→ **TASK TO CARRY OUT**:
Every line from the first one to the line containing "const geneName = 'Potri.010G022400';" should be echoed exactly; leave out the rest.

## start MATERIAL

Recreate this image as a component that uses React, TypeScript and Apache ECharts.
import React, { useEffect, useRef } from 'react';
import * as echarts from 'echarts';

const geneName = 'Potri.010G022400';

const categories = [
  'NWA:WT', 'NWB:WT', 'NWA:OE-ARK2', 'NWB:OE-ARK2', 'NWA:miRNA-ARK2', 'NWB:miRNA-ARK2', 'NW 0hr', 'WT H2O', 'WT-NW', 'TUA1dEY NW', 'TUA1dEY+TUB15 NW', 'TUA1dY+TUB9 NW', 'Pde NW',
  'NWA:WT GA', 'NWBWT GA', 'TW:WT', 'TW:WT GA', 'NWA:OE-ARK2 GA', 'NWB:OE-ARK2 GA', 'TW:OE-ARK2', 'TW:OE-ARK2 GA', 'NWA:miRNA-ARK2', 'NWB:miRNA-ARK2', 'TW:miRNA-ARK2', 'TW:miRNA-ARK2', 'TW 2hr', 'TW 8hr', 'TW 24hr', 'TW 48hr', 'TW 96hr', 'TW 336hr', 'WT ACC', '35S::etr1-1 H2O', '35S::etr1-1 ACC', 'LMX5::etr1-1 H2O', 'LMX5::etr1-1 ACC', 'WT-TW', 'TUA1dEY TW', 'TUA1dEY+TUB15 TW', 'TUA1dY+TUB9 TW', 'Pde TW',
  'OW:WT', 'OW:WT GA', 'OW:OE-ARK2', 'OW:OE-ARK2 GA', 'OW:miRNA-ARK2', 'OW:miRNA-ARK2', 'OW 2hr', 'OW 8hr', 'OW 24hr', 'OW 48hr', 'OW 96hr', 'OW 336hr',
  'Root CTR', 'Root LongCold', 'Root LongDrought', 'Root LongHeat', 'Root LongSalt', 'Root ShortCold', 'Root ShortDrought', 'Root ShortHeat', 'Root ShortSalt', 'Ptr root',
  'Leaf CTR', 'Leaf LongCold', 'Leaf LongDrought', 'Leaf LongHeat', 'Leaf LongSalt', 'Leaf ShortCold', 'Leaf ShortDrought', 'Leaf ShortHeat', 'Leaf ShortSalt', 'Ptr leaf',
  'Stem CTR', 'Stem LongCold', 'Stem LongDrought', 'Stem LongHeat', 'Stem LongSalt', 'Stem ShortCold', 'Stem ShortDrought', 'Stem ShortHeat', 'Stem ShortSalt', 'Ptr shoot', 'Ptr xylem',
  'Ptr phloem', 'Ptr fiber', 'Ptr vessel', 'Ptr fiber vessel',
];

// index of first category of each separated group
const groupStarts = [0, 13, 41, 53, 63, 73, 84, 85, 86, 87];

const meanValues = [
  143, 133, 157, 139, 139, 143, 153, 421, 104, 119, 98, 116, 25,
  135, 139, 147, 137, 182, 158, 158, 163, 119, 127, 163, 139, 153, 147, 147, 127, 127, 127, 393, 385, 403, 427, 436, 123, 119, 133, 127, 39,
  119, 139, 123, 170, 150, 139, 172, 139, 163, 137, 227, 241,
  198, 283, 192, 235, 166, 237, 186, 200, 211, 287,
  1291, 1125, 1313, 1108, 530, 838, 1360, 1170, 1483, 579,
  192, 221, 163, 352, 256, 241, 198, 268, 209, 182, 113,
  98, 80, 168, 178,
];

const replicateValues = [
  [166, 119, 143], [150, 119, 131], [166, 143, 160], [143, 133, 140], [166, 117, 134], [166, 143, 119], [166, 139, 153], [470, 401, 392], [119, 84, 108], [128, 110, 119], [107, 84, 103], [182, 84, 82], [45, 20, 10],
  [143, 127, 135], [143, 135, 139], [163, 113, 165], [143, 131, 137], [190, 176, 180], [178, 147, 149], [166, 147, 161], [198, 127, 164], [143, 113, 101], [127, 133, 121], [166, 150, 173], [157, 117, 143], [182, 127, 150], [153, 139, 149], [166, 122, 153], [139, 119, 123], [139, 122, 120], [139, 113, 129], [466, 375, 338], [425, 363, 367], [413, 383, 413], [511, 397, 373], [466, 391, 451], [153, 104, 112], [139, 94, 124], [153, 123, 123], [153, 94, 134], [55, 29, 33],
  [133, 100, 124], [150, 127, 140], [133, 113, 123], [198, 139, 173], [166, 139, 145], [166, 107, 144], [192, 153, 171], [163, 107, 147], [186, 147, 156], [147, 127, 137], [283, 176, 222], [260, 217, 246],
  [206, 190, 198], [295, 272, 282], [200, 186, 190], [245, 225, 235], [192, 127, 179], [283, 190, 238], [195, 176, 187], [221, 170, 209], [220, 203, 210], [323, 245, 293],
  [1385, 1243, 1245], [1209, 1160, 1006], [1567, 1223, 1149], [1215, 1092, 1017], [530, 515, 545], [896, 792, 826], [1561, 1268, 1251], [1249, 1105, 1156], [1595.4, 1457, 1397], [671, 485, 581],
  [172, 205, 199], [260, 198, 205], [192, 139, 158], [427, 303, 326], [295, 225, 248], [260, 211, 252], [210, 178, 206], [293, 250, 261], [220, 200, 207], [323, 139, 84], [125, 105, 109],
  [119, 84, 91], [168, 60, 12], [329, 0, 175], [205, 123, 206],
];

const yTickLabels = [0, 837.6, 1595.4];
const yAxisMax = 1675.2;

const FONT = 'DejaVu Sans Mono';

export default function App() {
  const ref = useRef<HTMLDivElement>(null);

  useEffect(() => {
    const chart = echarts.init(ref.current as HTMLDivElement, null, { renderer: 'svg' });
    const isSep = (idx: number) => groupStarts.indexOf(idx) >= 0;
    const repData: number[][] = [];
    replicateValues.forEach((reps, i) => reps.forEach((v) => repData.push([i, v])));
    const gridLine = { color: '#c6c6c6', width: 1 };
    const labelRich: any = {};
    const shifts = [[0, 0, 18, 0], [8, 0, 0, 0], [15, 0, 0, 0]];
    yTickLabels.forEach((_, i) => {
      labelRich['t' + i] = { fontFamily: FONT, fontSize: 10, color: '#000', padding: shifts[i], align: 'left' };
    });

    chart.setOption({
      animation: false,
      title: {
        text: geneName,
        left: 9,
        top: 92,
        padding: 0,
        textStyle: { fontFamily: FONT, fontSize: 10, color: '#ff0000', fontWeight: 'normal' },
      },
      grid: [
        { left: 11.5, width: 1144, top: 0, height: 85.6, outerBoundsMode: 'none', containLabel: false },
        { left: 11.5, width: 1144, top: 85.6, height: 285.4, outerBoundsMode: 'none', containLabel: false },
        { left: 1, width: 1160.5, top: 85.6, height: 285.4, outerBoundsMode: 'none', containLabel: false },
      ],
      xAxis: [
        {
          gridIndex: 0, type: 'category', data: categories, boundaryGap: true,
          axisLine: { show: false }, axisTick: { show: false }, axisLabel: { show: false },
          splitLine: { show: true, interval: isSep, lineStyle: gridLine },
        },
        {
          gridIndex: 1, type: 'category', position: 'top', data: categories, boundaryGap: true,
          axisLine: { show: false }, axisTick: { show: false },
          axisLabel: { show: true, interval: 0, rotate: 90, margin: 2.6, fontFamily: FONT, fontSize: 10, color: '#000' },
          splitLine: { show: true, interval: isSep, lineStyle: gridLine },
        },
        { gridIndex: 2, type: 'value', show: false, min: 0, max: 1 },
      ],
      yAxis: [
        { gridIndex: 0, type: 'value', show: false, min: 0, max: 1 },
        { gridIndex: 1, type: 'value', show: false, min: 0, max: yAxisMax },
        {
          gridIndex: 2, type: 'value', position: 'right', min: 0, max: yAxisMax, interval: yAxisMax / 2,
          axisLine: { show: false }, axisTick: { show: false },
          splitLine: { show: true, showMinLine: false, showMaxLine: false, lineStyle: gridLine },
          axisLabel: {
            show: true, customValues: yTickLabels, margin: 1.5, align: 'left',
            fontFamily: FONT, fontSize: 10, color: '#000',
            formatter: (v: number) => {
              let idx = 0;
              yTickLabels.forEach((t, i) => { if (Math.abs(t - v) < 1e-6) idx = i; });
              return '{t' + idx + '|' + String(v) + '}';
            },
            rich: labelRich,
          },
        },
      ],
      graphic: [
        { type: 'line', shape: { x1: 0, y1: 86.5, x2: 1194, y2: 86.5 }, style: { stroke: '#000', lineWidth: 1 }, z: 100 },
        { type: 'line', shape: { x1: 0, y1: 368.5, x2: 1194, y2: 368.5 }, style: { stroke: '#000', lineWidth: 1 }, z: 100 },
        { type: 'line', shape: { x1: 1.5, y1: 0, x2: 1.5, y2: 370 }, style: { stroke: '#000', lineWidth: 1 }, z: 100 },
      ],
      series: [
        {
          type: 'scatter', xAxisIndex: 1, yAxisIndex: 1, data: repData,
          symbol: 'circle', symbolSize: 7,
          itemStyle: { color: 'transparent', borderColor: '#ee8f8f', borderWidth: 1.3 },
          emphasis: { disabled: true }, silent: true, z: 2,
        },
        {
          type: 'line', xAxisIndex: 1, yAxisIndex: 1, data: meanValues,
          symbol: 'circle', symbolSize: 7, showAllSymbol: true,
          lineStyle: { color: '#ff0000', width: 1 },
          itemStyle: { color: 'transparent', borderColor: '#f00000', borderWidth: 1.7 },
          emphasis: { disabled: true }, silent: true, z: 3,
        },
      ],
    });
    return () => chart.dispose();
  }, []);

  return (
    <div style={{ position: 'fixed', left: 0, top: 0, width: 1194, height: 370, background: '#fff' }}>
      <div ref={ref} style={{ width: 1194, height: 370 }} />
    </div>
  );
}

## end MATERIAL

→ **ANSWER IN FULL**:
Recreate this image as a component that uses React, TypeScript and Apache ECharts.
import React, { useEffect, useRef } from 'react';
import * as echarts from 'echarts';

const geneName = 'Potri.010G022400';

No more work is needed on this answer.